(Stated goal) Pictures stay out of this copy, which runs from the first line of the material through the line containing "at (530, 274)".

^^^^^^^^

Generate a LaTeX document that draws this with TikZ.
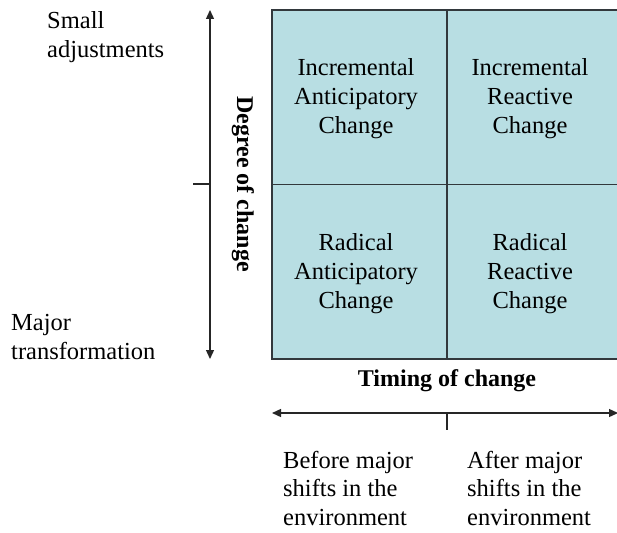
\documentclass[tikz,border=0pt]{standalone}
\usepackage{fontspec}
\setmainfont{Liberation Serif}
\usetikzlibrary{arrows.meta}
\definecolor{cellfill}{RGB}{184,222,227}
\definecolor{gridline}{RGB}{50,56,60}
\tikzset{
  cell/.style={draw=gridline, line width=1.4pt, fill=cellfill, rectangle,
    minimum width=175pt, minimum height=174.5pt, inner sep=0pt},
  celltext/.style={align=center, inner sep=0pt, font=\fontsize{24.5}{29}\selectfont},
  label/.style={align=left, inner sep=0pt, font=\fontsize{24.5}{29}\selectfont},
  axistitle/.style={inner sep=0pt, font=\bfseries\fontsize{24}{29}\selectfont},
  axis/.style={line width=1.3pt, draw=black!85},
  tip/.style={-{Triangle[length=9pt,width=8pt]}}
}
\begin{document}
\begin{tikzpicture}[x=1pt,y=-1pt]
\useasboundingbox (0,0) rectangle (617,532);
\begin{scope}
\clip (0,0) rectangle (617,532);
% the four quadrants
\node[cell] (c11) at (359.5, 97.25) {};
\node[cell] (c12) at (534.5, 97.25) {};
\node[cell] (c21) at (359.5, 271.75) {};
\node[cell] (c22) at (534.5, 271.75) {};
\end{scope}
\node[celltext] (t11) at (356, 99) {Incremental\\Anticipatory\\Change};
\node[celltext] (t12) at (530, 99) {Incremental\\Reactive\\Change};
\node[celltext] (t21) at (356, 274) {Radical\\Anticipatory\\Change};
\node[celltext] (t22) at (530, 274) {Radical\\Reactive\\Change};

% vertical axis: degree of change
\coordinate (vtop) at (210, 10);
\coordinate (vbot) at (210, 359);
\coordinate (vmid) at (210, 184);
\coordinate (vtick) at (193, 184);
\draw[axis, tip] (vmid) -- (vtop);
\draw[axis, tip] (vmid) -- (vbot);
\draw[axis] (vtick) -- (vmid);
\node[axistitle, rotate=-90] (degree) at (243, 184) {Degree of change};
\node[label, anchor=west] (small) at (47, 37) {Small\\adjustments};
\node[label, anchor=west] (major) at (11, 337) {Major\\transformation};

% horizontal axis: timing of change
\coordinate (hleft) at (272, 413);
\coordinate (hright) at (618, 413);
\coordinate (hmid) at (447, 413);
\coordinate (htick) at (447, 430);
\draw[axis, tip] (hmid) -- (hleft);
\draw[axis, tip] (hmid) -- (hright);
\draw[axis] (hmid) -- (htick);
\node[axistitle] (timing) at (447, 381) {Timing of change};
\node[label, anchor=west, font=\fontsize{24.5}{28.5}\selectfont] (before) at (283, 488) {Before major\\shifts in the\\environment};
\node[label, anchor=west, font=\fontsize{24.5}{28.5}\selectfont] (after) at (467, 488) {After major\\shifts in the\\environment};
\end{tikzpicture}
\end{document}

^^^^^^^^

(Task solution)
Generate a LaTeX document that draws this with TikZ.
\documentclass[tikz,border=0pt]{standalone}
\usepackage{fontspec}
\setmainfont{Liberation Serif}
\usetikzlibrary{arrows.meta}
\definecolor{cellfill}{RGB}{184,222,227}
\definecolor{gridline}{RGB}{50,56,60}
\tikzset{
  cell/.style={draw=gridline, line width=1.4pt, fill=cellfill, rectangle,
    minimum width=175pt, minimum height=174.5pt, inner sep=0pt},
  celltext/.style={align=center, inner sep=0pt, font=\fontsize{24.5}{29}\selectfont},
  label/.style={align=left, inner sep=0pt, font=\fontsize{24.5}{29}\selectfont},
  axistitle/.style={inner sep=0pt, font=\bfseries\fontsize{24}{29}\selectfont},
  axis/.style={line width=1.3pt, draw=black!85},
  tip/.style={-{Triangle[length=9pt,width=8pt]}}
}
\begin{document}
\begin{tikzpicture}[x=1pt,y=-1pt]
\useasboundingbox (0,0) rectangle (617,532);
\begin{scope}
\clip (0,0) rectangle (617,532);
% the four quadrants
\node[cell] (c11) at (359.5, 97.25) {};
\node[cell] (c12) at (534.5, 97.25) {};
\node[cell] (c21) at (359.5, 271.75) {};
\node[cell] (c22) at (534.5, 271.75) {};
\end{scope}
\node[celltext] (t11) at (356, 99) {Incremental\\Anticipatory\\Change};
\node[celltext] (t12) at (530, 99) {Incremental\\Reactive\\Change};
\node[celltext] (t21) at (356, 274) {Radical\\Anticipatory\\Change};
\node[celltext] (t22) at (530, 274) {Radical\\Reactive\\Change};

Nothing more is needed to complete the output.